Deployment steps (recommended)

  1. Plan capacity
    • Estimate daily ingest (GB/day) × retention days = storage. Add 20–30% headroom.
  2. Provision infrastructure
    • Deploy VMs/hosts for forwarders, indexers, query nodes, and management.
  3. Install components
    • Install forwarders on proxy hosts or set up centralized collection. Deploy indexers and storage connectors.
  4. Configure ingestion
    • Enable native connectors for proxy logs; set parsing rules for fields (timestamp, src/dst IP, user, URL, response code, bytes).
  5. Set retention & lifecycle
    • Configure hot/cold tiers and automated archival to S3 after X days.
  6. Secure the deployment
    • Enable TLS for all transport, enable encryption-at-rest, integrate SSO, and set least-privilege RBAC.
  7. Set up monitoring & alerting
    • Monitor ingest rates, indexer health, storage utilization, and query latencies. Configure alerts for thresholds.
  8. Migrate historical logs
    • Bulk-load past logs into cold storage with proper metadata mapping.
  9. Test queries & dashboards
    • Validate parsing, run sample forensic and performance queries, build dashboards for common workflows.
  10. Go-live checklist
  • Validate backup, failover, access controls, and run a simulated outage/recovery drill.
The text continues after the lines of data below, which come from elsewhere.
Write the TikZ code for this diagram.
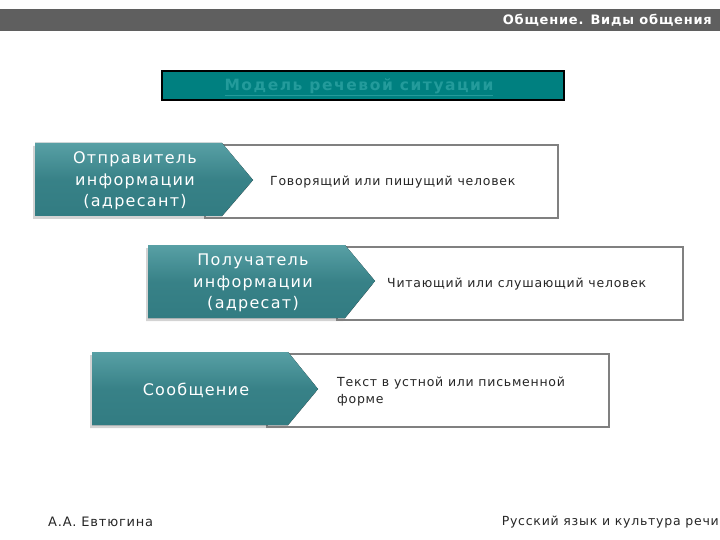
\documentclass[tikz,border=0pt]{standalone}
\usepackage{fontspec}
\setmainfont{DejaVu Sans}
\newfontfamily\descfont[LetterSpace=6]{DejaVu Sans}
\newfontfamily\titlefont[LetterSpace=10]{DejaVu Sans}
\newfontfamily\headfont[LetterSpace=8]{DejaVu Sans}
\usetikzlibrary{shadows}
\definecolor{bargray}{RGB}{95,95,95}
\definecolor{titleteal}{RGB}{0,128,128}
\definecolor{titletext}{RGB}{35,155,155}
\definecolor{arrowtop}{RGB}{88,160,165}
\definecolor{arrowbot}{RGB}{50,124,130}
\definecolor{boxgray}{RGB}{128,128,128}
\begin{document}
\begin{tikzpicture}[x=1pt, y=-1pt]
\useasboundingbox (0,0) rectangle (720,540);
\tikzset{every node/.style={inner sep=0pt}}
\tikzset{arrowshape/.style={top color=arrowtop, bottom color=arrowbot, middle color=arrowbot!85!arrowtop, drop shadow={shadow xshift=-2pt, shadow yshift=-3pt, opacity=0.35}}}
\tikzset{descbox/.style={fill=white, draw=boxgray, line width=2.4pt}}
\tikzset{lbl/.style={text=white, align=center, font=\headfont\fontsize{16}{21.5}\selectfont}}
\tikzset{desc/.style={anchor=west, align=left, text=black!85, font=\descfont\fontsize{12.5}{17}\selectfont}}

% header
\fill[bargray] (0,9) rectangle (720,31);
\node[anchor=east, text=white, font=\descfont\bfseries\fontsize{13}{14}\selectfont] (head) at (712,20) {Общение. Виды общения};

% title
\draw[fill=titleteal, draw=black, line width=1.5pt] (162,71) rectangle (564,100);
\node[text=titletext, font=\titlefont\bfseries\fontsize{15.5}{17}\selectfont] (title) at (359,87) {\underline{Модель речевой ситуации}};

% boxes
\draw[descbox] (205,145) rectangle (558,218);
\draw[descbox] (337,247) rectangle (683,320);
\draw[descbox] (267,354) rectangle (609,427);

% arrows
\fill[arrowshape] (35,143) -- (222,143) -- (253,180) -- (222,216) -- (35,216) -- cycle;
\fill[arrowshape] (148,245) -- (345,245) -- (375,281) -- (345,318) -- (148,318) -- cycle;
\fill[arrowshape] (92,352) -- (288,352) -- (318,389) -- (288,425) -- (92,425) -- cycle;

\node[lbl] (sender) at (135,181) {Отправитель\\информации\\(адресант)};
\node[lbl] (receiver) at (253,283) {Получатель\\информации\\(адресат)};
\node[lbl] (message) at (196,390) {Сообщение};

\node[desc] (sendertxt) at (270,182) {Говорящий или пишущий человек};
\node[desc] (receivertxt) at (387,284) {Читающий или слушающий человек};
\node[desc] (messagetxt) at (337,392) {Текст в устной или письменной\\форме};

% footer
\node[anchor=west, text=black!85, font=\descfont\fontsize{13}{14}\selectfont] (author) at (48,522) {А.А. Евтюгина};
\node[anchor=east, text=black!85, font=\descfont\fontsize{12.5}{14}\selectfont] (course) at (719,522) {Русский язык и культура речи};
\end{tikzpicture}
\end{document}
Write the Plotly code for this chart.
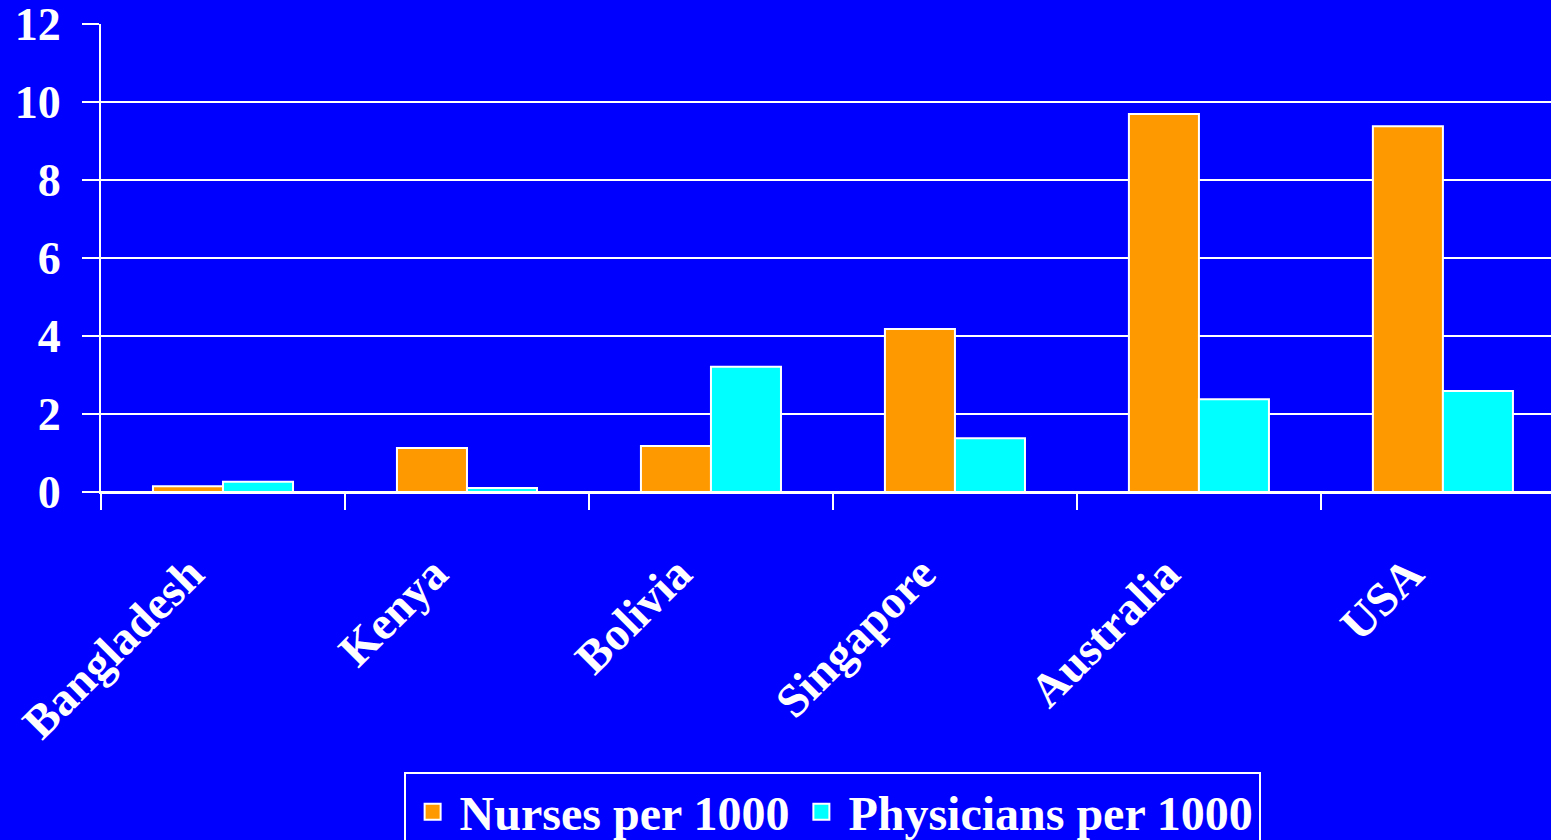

Parsing & normalization best practices

  • Use a canonical schema for fields (timestamp in UTC, client_ip, server_ip, method, url, status, bytes, user_agent).
  • Normalize timezones to UTC at ingest.
  • Extract and index high-cardinality fields selectively (e.g., useragent can be high-cardinality; store parsed tokens instead).
  • Use enrichment: GeoIP, ASN lookups, CIDR grouping, threat intelligence tagging.

Performance tuning

  • Shard indices by time (daily/hourly) and by source when ingest is very high.
  • Tune JVM/heap if the indexer is Java-based; keep heap <50% of RAM and no larger than ~32 GB unless supported.
  • Use SSDs for hot indexes; separate WAL/journal disks.
  • Adjust refresh intervals and merge policies to balance ingest vs query performance.

Security & compliance

  • Enforce TLS everywhere and mutual TLS between components for sensitive environments.
  • Encrypt object storage buckets and use KMS for key management.
  • Implement audit logs for configuration changes and data access; retain per compliance requirements.
  • Implement field-level redaction for PII (e.g., usernames, email addresses) where required.

High-availability & disaster recovery

  • Run indexers and query nodes in multi-AZ or multi-datacenter clusters.
  • Use cross-region replication for object storage archives.
  • Regularly test full-system restores from snapshots and cold archives.

Common operational runbooks

  • High ingest spike: auto-scale indexers and increase forwarder buffers; throttle non-critical sources.
  • Query slowdown: check indexing backlog, reduce query windows, add query nodes or increase cache sizes.
  • Node failure: failover to replicas; rebuild from latest replicated segments and object-store archives if needed.

Example queries

  • Search by client IP last 24 hours: code:

    Code

    clientip:203.0.113.45 AND timestamp:[now-24h TO now]
  • Top URLs by bytes: code:

    Code

    stats top url by sum(bytes) limit 20

Post-deployment checklist

  • Verify retention and archival policies run as expected.
  • Review RBAC and SSO flows with actual users.
  • Schedule periodic capacity reviews and security audits.